Downtown San Diego wasn't really cool yet, unless you lived in Hillcrest.  With the addition of Horton Plaza, the city started cleaning up a bit.  You could find everything downtown, strip joints, hookers, every drug imaginable and of course the best food at a diner, sandwiched between the strip club and a sleazy jewelry store, that catered towards the young military, nested right on the corner of Broadway and First Street.  I wound up working at the jewelry store, till I found out it was just a front to fly girls back and forth from Chicago, carrying new jewelry, actually drugs, back an forth.  The girls running it, didn't know and I doubt that they would care since they were constantly surrounded by young horny military men, right off of the boat, or school.  But more about that later.

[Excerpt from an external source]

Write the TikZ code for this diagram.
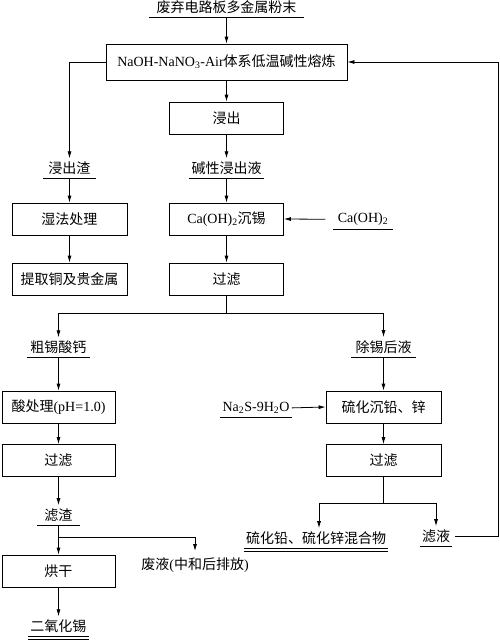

It took me about 90 minutes to get to school from the place I called home.  When I started my senior year I was settled in with my job and living arrangement, both of which the family court signed off on.  I personally think that they just wanted me somewhere so I'd stop running away every month.  I was a nuisance, yet since I went to school every day even when I left home, they viewed me as a mature enough adult to do it on my own, since i was basically living on my own. 

My mother didn't even show up to court to fight against anything I wanted.  She spent her time at the bar, drowning her sorrows, feeling sorry for herself and sucking up to anyone that offered to pay her bar tab, since she didn't have my money to drink off of anymore.  She would also have to join the workforce.  She hadn't held down a job since 1969, so this was going to be interesting.